Sasol is committed to responding to our climate change risks through the development and implementation of an appropriate mitigation response to enable the long term resilience of the company’s strategy and business operations, including reducing our emissions and promoting energy efficiency within our operations.
For Sasol, a short-, medium- and long-term view of our climate change risks and opportunities is taken, with the use of scenario analysis across our diversified portfolio to inform decision-making. Key processes in South Africa, especially coal gasification and combustion, result in relatively high carbon dioxide emissions. Sasol is committed to reducing its overall impact on the environment, whilst developing and implementing an appropriate climate change mitigation response to enable the long term resilience of the company’s strategy and business operations. In light of this, Sasol has identified environmental sustainability as one of our top risk events, including climate change as a key issue in the context of our support for the Paris Agreement and the national circumstances of the countries in which we operate.

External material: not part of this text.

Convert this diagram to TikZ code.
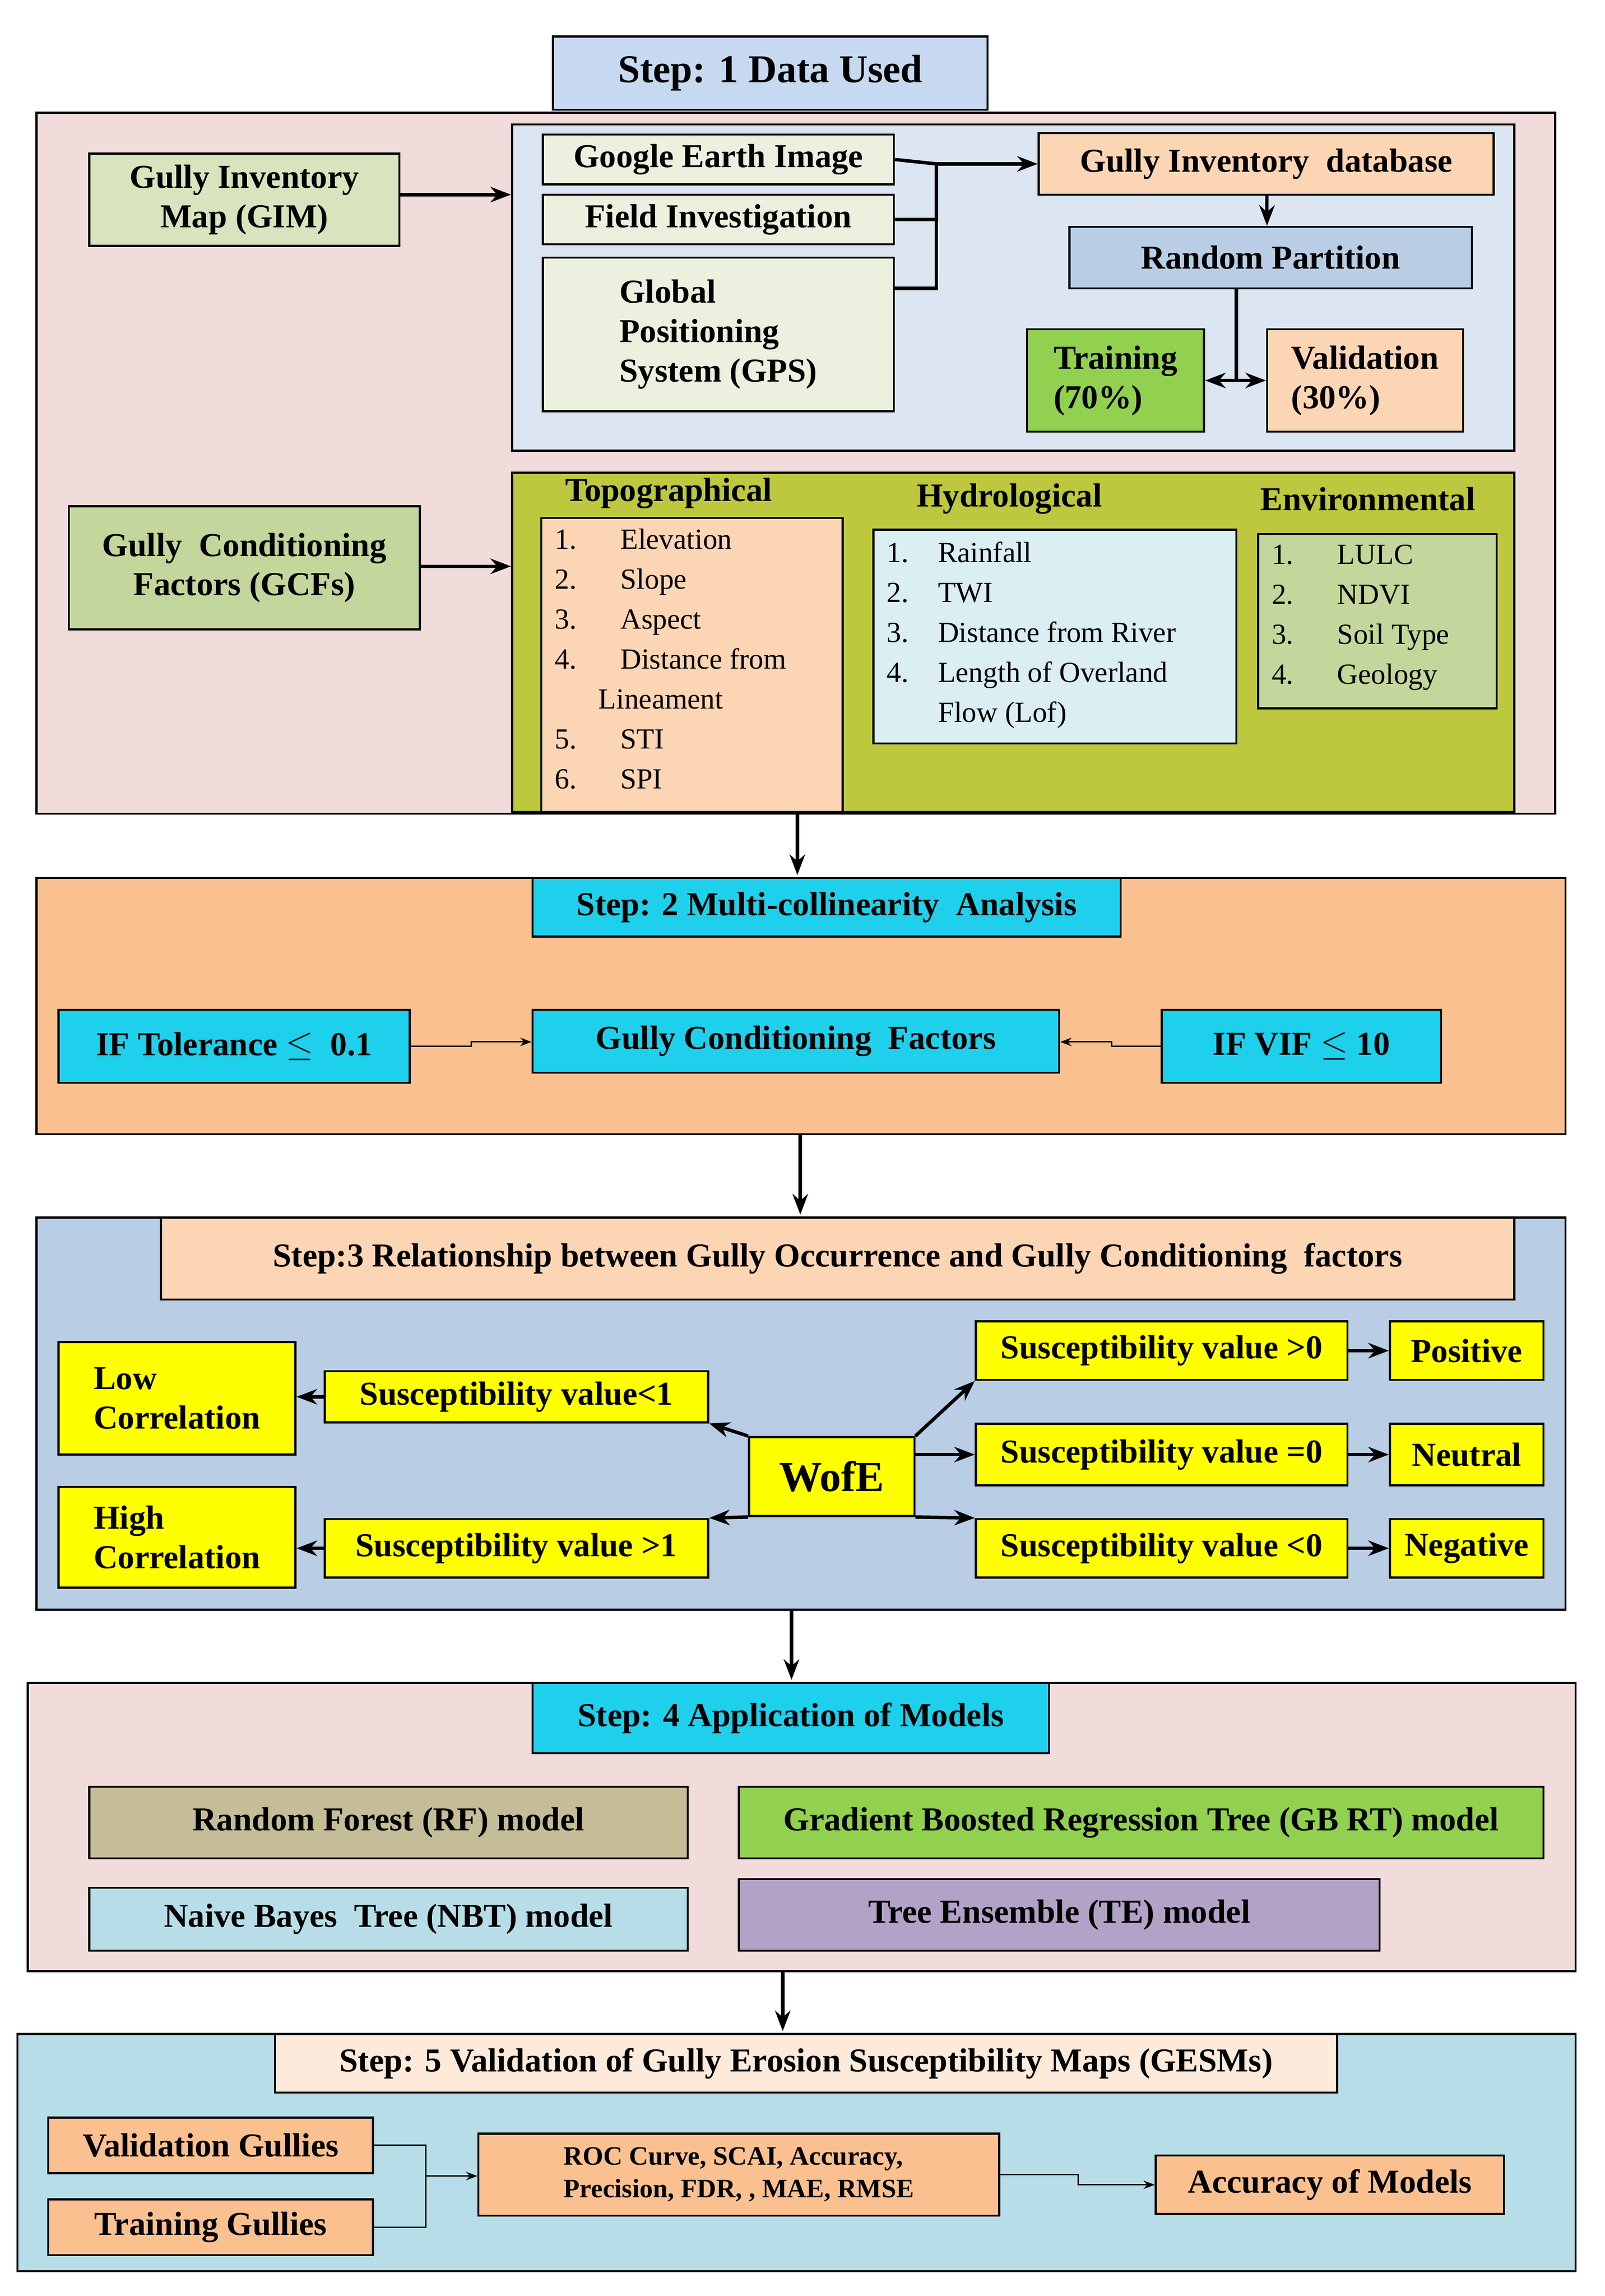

Sasol’s value based growth strategy has been developed by leveraging our core strengths in response to global megatrends, one of which is climate change. Climate change and economic considerations influenced Sasol’s decision to focus on lower carbon intensive growth and to no longer consider investments in greenfield CTL and GTL facilities.
We report our GHG emissions consistent with the recommendations of the Intergovernmental Panel on Climate Change (IPCC). Our total global GHG emission (measured in CO2 equivalent) decreased marginally to 67,4 million tons (Mt) in 2018 from 67,6 Mt in 2017. This figure includes direct emissions associated with our processes and our own road tanker fleets (Scope 1 emissions), as well as the indirect emissions associated with our electricity and steam imports (Scope 2 emissions). Our GHG emission intensity (tons CO2e per ton of product - external sale) increased to 3,78 in 2018 from 3,66 in 2017, due to the decrease in production – external sale as a result of external electrical infrastructure failure.